◆ DIRECTIONS FOR THIS TASK: Start at the line containing "Recreate this image", stop at the line containing "(0,0) rectangle (504,621);", and please reproduce every line in between, both ends included, without pictures.

◆ MATERIAL SUPPLIED:
=====

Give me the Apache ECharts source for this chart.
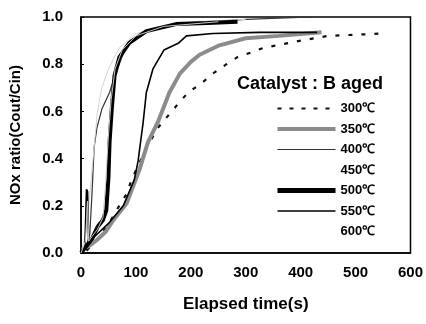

=====

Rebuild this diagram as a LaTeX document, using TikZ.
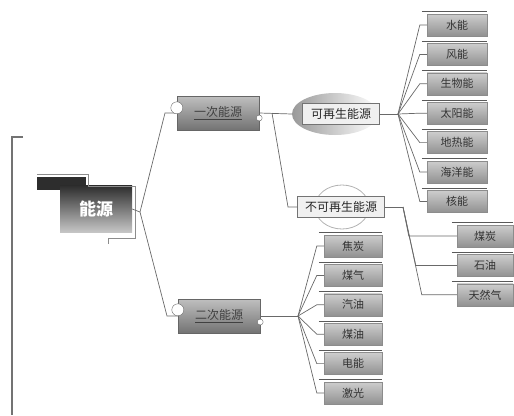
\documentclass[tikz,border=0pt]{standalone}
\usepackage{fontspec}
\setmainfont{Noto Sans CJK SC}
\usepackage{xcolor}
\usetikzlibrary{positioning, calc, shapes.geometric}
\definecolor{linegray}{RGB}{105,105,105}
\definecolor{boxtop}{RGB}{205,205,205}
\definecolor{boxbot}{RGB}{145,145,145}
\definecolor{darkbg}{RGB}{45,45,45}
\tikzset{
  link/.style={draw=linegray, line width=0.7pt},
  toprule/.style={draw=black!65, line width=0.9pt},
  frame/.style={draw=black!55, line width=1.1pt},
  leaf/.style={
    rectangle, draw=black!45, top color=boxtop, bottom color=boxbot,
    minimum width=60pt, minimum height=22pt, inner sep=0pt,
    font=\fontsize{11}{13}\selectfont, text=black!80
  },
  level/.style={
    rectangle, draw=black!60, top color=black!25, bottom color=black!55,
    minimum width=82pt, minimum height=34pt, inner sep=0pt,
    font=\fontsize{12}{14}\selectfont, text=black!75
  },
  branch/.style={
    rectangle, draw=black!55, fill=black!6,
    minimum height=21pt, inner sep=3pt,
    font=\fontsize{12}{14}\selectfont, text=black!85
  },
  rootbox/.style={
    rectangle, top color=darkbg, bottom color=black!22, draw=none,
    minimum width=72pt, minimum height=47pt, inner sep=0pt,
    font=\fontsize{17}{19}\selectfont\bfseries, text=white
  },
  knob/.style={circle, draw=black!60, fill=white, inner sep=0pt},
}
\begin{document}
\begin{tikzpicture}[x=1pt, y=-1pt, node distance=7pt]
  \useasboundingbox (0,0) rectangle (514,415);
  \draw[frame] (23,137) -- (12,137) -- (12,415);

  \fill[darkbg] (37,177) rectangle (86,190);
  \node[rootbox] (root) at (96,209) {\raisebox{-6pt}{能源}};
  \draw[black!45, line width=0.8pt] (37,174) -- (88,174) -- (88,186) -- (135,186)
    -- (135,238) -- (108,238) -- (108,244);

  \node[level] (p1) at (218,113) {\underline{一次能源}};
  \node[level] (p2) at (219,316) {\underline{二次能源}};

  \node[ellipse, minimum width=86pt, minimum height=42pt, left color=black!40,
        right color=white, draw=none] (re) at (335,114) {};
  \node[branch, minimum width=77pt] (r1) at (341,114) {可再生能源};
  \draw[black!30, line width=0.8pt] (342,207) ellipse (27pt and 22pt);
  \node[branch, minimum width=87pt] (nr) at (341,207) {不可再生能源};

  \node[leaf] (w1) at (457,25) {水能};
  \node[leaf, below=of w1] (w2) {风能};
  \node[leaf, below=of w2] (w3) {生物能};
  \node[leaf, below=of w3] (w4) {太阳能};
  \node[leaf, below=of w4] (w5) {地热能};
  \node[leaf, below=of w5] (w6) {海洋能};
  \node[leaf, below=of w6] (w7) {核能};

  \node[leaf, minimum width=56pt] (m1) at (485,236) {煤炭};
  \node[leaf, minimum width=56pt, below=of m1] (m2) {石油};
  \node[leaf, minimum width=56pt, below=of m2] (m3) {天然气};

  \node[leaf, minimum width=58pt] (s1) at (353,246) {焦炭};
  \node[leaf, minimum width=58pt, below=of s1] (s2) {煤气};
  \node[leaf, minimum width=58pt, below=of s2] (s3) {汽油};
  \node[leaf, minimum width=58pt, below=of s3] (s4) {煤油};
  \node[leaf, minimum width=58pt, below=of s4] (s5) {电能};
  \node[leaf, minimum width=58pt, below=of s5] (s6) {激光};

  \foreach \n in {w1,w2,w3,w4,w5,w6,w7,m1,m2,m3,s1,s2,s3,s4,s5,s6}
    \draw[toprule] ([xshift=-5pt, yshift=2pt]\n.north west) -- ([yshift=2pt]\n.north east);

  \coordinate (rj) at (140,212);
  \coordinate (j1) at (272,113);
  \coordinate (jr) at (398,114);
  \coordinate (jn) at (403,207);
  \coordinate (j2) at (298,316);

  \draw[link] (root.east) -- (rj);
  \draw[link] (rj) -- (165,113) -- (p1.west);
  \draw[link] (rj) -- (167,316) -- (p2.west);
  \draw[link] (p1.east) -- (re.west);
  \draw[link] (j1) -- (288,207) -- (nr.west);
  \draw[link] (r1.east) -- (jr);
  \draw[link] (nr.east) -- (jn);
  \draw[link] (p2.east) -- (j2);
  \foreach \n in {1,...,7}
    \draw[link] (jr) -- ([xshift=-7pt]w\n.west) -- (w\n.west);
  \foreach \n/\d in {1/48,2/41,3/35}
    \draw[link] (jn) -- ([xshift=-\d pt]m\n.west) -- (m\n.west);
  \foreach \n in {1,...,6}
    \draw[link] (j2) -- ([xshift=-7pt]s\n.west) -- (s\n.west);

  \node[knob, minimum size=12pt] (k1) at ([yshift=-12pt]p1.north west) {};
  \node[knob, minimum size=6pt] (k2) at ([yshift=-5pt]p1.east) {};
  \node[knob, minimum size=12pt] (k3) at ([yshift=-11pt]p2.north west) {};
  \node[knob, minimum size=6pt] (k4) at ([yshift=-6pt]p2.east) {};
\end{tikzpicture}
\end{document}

=====

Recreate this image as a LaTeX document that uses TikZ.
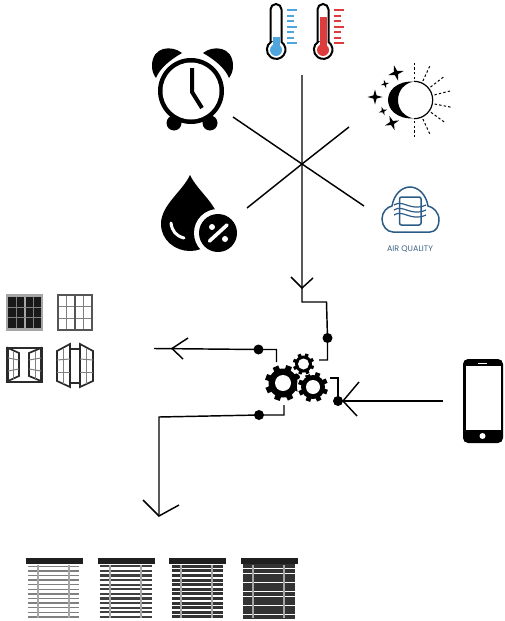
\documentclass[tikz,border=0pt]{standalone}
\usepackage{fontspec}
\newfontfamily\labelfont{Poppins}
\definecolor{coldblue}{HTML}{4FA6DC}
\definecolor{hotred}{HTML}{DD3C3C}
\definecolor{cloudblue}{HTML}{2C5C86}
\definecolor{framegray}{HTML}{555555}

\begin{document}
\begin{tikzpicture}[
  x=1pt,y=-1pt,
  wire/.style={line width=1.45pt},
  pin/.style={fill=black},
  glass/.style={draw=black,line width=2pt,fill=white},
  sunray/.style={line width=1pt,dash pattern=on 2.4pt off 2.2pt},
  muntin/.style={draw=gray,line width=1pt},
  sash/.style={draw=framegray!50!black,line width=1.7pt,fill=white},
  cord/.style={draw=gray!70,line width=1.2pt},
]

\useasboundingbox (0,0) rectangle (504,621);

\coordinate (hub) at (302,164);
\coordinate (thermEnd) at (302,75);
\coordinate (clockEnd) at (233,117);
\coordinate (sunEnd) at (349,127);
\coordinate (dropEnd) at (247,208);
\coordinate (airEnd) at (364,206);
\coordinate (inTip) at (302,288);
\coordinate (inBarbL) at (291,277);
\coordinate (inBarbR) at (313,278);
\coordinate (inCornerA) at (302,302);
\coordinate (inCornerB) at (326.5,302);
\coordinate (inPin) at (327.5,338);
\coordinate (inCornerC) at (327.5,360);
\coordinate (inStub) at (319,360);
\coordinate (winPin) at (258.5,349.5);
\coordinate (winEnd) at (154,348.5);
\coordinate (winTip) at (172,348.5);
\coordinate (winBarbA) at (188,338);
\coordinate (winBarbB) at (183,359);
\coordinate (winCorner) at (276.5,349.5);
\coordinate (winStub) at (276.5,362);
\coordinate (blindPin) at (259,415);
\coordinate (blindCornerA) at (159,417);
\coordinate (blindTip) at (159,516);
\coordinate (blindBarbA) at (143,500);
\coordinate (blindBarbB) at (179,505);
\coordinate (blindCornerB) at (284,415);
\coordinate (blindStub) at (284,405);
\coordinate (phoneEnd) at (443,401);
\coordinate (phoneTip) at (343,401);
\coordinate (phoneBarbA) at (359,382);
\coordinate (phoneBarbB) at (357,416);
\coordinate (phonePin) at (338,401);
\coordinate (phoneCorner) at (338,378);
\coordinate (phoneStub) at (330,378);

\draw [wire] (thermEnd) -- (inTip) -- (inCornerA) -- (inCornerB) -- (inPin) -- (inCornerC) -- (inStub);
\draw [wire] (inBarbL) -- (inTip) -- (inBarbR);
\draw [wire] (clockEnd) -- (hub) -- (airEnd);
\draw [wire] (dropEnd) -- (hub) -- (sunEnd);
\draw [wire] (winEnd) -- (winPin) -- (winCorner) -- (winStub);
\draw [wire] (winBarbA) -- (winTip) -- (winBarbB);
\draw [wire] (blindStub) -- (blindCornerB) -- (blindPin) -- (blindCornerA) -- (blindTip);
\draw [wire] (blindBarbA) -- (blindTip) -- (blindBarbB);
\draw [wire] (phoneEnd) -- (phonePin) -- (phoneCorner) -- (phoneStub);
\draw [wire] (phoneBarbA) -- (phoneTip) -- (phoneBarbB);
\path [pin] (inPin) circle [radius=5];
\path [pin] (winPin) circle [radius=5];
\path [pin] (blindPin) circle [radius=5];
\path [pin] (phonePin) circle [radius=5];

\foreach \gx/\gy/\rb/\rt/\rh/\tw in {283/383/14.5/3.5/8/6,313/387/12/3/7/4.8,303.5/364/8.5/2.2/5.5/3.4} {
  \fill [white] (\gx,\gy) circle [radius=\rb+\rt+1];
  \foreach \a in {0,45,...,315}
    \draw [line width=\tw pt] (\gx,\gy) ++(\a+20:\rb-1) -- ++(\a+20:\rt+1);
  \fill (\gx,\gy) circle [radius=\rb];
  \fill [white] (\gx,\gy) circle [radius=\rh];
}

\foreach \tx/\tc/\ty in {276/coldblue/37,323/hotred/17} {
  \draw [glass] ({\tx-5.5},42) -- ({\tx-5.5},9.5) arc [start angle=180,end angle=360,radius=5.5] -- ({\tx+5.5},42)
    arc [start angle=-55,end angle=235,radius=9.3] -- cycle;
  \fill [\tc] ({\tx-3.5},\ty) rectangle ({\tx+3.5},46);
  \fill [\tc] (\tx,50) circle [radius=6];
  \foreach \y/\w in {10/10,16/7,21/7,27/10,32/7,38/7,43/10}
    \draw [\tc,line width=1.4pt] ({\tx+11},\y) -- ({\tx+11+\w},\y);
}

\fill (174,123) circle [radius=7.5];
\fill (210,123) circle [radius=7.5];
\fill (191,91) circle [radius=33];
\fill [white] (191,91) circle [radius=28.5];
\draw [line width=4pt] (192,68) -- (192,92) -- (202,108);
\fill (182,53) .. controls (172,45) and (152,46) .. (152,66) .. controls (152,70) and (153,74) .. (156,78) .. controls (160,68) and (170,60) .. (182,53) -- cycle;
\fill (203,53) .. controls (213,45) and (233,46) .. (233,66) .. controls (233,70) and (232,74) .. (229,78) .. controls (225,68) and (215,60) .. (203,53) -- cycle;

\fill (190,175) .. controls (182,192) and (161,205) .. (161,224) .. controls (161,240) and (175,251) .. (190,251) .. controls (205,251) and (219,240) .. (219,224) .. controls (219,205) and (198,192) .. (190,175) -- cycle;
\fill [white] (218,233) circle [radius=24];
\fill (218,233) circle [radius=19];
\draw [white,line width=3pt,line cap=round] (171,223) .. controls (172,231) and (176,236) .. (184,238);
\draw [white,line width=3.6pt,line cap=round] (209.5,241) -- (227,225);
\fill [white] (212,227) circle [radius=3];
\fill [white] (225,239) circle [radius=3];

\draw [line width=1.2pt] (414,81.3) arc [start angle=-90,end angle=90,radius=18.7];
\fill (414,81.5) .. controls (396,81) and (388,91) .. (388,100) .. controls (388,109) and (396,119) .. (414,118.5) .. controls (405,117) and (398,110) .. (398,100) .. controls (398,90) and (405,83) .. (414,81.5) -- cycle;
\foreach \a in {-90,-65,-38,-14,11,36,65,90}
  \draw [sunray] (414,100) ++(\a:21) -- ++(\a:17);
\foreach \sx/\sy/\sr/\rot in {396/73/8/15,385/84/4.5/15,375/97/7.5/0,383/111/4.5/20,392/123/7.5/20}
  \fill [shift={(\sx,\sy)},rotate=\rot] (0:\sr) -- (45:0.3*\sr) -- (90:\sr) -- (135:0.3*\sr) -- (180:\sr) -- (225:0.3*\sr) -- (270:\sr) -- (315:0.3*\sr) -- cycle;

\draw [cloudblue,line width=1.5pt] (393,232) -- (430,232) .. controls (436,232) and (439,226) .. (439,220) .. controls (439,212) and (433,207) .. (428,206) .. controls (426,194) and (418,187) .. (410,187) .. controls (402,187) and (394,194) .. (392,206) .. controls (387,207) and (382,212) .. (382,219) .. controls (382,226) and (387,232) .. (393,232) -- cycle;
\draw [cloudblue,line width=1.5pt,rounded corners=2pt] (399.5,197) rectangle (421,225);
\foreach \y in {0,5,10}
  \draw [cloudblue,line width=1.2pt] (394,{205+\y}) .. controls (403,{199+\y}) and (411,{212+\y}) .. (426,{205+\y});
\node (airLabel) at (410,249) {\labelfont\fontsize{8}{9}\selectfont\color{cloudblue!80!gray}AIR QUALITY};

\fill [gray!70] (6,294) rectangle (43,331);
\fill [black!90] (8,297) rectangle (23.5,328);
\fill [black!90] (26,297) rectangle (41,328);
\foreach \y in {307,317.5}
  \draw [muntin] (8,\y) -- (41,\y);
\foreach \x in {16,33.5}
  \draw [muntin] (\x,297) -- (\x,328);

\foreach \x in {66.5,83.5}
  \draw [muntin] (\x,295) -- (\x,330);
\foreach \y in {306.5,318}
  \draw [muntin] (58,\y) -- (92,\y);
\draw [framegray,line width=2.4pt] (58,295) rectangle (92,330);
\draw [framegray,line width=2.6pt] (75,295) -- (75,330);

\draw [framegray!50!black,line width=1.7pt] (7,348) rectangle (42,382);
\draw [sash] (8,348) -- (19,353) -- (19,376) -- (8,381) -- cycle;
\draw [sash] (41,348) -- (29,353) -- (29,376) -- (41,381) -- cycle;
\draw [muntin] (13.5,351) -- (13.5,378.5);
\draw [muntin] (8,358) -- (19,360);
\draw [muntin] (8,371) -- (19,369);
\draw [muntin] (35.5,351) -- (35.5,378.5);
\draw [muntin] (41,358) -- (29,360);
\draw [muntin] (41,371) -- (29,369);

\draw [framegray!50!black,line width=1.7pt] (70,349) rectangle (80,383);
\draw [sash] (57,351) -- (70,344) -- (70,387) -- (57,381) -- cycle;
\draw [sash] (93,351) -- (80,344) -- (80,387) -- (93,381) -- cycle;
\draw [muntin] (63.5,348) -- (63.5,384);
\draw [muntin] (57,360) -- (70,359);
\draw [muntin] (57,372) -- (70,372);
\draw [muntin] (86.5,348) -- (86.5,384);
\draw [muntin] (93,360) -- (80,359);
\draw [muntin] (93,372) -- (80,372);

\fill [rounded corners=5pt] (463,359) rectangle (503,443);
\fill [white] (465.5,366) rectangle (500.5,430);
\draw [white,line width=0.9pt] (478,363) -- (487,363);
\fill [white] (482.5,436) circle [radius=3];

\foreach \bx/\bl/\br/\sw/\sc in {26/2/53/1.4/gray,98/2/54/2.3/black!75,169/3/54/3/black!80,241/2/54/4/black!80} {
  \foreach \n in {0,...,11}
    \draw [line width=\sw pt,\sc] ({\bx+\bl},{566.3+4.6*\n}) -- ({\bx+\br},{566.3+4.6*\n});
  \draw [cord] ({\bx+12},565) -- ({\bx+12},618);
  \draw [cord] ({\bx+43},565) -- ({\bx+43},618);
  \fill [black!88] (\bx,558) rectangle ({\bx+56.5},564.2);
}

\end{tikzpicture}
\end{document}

=====

◆ TASK RESPONSE:
Recreate this image as a LaTeX document that uses TikZ.
\documentclass[tikz,border=0pt]{standalone}
\usepackage{fontspec}
\newfontfamily\labelfont{Poppins}
\definecolor{coldblue}{HTML}{4FA6DC}
\definecolor{hotred}{HTML}{DD3C3C}
\definecolor{cloudblue}{HTML}{2C5C86}
\definecolor{framegray}{HTML}{555555}

\begin{document}
\begin{tikzpicture}[
  x=1pt,y=-1pt,
  wire/.style={line width=1.45pt},
  pin/.style={fill=black},
  glass/.style={draw=black,line width=2pt,fill=white},
  sunray/.style={line width=1pt,dash pattern=on 2.4pt off 2.2pt},
  muntin/.style={draw=gray,line width=1pt},
  sash/.style={draw=framegray!50!black,line width=1.7pt,fill=white},
  cord/.style={draw=gray!70,line width=1.2pt},
]

\useasboundingbox (0,0) rectangle (504,621);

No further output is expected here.